PROBLEM REQUIREMENTS >> Reproduce the listing word for word, leaving every picture behind.

** START OF STORED DATA **

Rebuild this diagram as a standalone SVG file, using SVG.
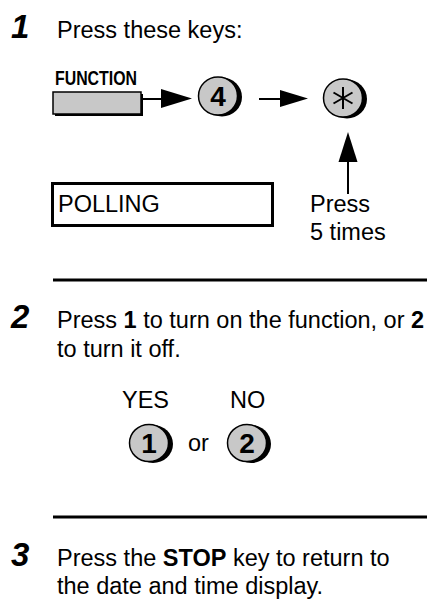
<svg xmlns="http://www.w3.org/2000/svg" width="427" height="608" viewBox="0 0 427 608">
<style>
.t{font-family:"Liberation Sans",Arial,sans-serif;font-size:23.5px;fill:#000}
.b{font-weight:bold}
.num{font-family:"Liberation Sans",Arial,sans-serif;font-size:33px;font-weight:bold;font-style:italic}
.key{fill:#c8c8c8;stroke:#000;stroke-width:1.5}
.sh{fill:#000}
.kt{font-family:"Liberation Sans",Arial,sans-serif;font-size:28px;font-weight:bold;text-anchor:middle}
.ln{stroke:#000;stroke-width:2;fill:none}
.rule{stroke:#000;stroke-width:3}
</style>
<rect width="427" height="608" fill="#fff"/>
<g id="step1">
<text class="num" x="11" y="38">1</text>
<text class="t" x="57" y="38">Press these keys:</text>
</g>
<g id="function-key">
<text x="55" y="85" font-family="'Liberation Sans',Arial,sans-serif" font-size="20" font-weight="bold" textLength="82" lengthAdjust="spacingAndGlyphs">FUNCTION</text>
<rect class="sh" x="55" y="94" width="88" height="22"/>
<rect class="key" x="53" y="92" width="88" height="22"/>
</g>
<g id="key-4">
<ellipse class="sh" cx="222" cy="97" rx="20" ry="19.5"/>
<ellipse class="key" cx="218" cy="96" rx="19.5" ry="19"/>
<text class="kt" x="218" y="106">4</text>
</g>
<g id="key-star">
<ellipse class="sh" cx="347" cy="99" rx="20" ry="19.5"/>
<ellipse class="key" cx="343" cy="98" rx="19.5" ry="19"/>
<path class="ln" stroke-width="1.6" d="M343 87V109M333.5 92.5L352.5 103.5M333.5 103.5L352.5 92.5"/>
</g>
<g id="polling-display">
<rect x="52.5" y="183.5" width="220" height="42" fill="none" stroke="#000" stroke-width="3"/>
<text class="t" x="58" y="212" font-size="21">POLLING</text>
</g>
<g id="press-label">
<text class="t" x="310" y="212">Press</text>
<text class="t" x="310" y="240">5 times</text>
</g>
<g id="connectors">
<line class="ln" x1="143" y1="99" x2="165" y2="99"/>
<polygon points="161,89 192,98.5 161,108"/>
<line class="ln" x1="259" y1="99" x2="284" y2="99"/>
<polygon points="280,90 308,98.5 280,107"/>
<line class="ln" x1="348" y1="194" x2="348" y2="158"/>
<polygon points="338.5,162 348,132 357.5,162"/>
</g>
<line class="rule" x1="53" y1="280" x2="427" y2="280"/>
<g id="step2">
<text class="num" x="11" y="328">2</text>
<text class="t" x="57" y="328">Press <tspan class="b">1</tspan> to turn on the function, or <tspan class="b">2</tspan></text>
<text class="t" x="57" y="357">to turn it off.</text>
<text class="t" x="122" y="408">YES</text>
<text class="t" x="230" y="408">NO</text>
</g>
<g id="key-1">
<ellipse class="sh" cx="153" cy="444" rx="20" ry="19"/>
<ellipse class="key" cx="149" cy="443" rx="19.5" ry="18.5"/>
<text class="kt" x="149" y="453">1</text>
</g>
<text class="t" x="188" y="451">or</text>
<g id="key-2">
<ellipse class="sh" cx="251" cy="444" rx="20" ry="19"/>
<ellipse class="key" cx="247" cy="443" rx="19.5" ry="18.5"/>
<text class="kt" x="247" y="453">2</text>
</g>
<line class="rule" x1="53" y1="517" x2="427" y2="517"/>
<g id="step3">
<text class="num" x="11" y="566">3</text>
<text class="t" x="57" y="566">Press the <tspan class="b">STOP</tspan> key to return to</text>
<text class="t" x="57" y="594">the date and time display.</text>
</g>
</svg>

** END OF STORED DATA **

SOLUTION TO THE EXERCISE >>
Rebuild this diagram as a standalone SVG file, using SVG.
<svg xmlns="http://www.w3.org/2000/svg" width="427" height="608" viewBox="0 0 427 608">
<style>
.t{font-family:"Liberation Sans",Arial,sans-serif;font-size:23.5px;fill:#000}
.b{font-weight:bold}
.num{font-family:"Liberation Sans",Arial,sans-serif;font-size:33px;font-weight:bold;font-style:italic}
.key{fill:#c8c8c8;stroke:#000;stroke-width:1.5}
.sh{fill:#000}
.kt{font-family:"Liberation Sans",Arial,sans-serif;font-size:28px;font-weight:bold;text-anchor:middle}
.ln{stroke:#000;stroke-width:2;fill:none}
.rule{stroke:#000;stroke-width:3}
</style>
<rect width="427" height="608" fill="#fff"/>
<g id="step1">
<text class="num" x="11" y="38">1</text>
<text class="t" x="57" y="38">Press these keys:</text>
</g>
<g id="function-key">
<text x="55" y="85" font-family="'Liberation Sans',Arial,sans-serif" font-size="20" font-weight="bold" textLength="82" lengthAdjust="spacingAndGlyphs">FUNCTION</text>
<rect class="sh" x="55" y="94" width="88" height="22"/>
<rect class="key" x="53" y="92" width="88" height="22"/>
</g>
<g id="key-4">
<ellipse class="sh" cx="222" cy="97" rx="20" ry="19.5"/>
<ellipse class="key" cx="218" cy="96" rx="19.5" ry="19"/>
<text class="kt" x="218" y="106">4</text>
</g>
<g id="key-star">
<ellipse class="sh" cx="347" cy="99" rx="20" ry="19.5"/>
<ellipse class="key" cx="343" cy="98" rx="19.5" ry="19"/>
<path class="ln" stroke-width="1.6" d="M343 87V109M333.5 92.5L352.5 103.5M333.5 103.5L352.5 92.5"/>
</g>
<g id="polling-display">
<rect x="52.5" y="183.5" width="220" height="42" fill="none" stroke="#000" stroke-width="3"/>
<text class="t" x="58" y="212" font-size="21">POLLING</text>
</g>
<g id="press-label">
<text class="t" x="310" y="212">Press</text>
<text class="t" x="310" y="240">5 times</text>
</g>
<g id="connectors">
<line class="ln" x1="143" y1="99" x2="165" y2="99"/>
<polygon points="161,89 192,98.5 161,108"/>
<line class="ln" x1="259" y1="99" x2="284" y2="99"/>
<polygon points="280,90 308,98.5 280,107"/>
<line class="ln" x1="348" y1="194" x2="348" y2="158"/>
<polygon points="338.5,162 348,132 357.5,162"/>
</g>
<line class="rule" x1="53" y1="280" x2="427" y2="280"/>
<g id="step2">
<text class="num" x="11" y="328">2</text>
<text class="t" x="57" y="328">Press <tspan class="b">1</tspan> to turn on the function, or <tspan class="b">2</tspan></text>
<text class="t" x="57" y="357">to turn it off.</text>
<text class="t" x="122" y="408">YES</text>
<text class="t" x="230" y="408">NO</text>
</g>
<g id="key-1">
<ellipse class="sh" cx="153" cy="444" rx="20" ry="19"/>
<ellipse class="key" cx="149" cy="443" rx="19.5" ry="18.5"/>
<text class="kt" x="149" y="453">1</text>
</g>
<text class="t" x="188" y="451">or</text>
<g id="key-2">
<ellipse class="sh" cx="251" cy="444" rx="20" ry="19"/>
<ellipse class="key" cx="247" cy="443" rx="19.5" ry="18.5"/>
<text class="kt" x="247" y="453">2</text>
</g>
<line class="rule" x1="53" y1="517" x2="427" y2="517"/>
<g id="step3">
<text class="num" x="11" y="566">3</text>
<text class="t" x="57" y="566">Press the <tspan class="b">STOP</tspan> key to return to</text>
<text class="t" x="57" y="594">the date and time display.</text>
</g>
</svg>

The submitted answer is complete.